A própria ideia de “seguro de depósitos” é um estelionato; como segurar uma instituição (o sistema bancário de reservas fracionárias) que é inerentemente insolvente, e que desmoronará sempre que o público finalmente entender o estelionato? Suponhamos que, amanhã, o público americano de repente tomasse conhecimento do estelionato bancário, e fosse aos bancos amanhã de manhã, e, em uníssono, exigisse dinheiro vivo. O que aconteceria? Os bancos ficariam instantaneamente insolventes, uma vez que só poderiam reunir 10% do dinheiro vivo que devem aos seus perplexos clientes.

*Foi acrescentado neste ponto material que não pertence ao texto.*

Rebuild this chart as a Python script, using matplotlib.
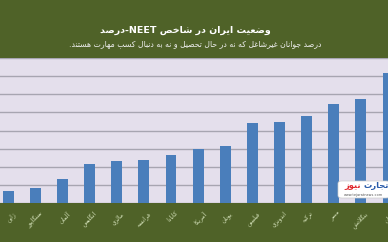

Nem o enorme aumento de impostos necessário para socorrer a todos seria palatável. Não: a única coisa que o Fed poderia fazer, e isso estaria em seu poder, seria imprimir dinheiro suficiente para pagar todos os depositantes bancários. Infelizmente, no estado atual do sistema bancário, o resultado seria um mergulho imediato nos horrores da hiperinflação.

Suponhamos que o total de depósitos bancários segurados seja de US$ 1.600 bilhões. Tecnicamente, no caso de uma corrida aos bancos, o Fed poderia exercer poderes de emergência e imprimir US$ 1,6 bilhão em dinheiro vivo para dar ao FDIC para pagar os depositantes bancários. O problema é que, encorajados por esse resgate maciço, os depositantes prontamente redepositariam os novos US$ 1.600 bilhões nos bancos, aumentando as reservas bancárias totais em US$ 1.600 bilhões, permitindo assim uma expansão imediata da oferta monetária pelos bancos em dez vezes, aumentando o estoque total de dinheiro bancário em US$ 16 trilhões. Seguir-se-ia rapidamente a inflação galopante e a destruição total da moeda.

 

 

 

 

Publicado originalmente como parte dois de uma série de três artigos no The Freeman, setembro-novembro de 1995.

2 COMENTÁRIOS

  1. Moderadores do Instituto Rothbard o Fed poderia aumentar o compulsório de 10% para 90% o que anularia essa superexpansão de depósitos/ créditos e com o tempo enxugaria esse dinheiro gradualmente fazendo operações compromissadas com títulos públicos e títulos próprios e fazendo isto por que daria errado tal manobra?

  2. Se o Fed elevasse o compulsório para 90% ele eliminaria a possibilidade de uma hiperinflação, mas geraria uma contração de crédito que provocaria falência e desemprego no setor produtivo e tornaria a rolagem da dívida pública insustentável? Seria isto?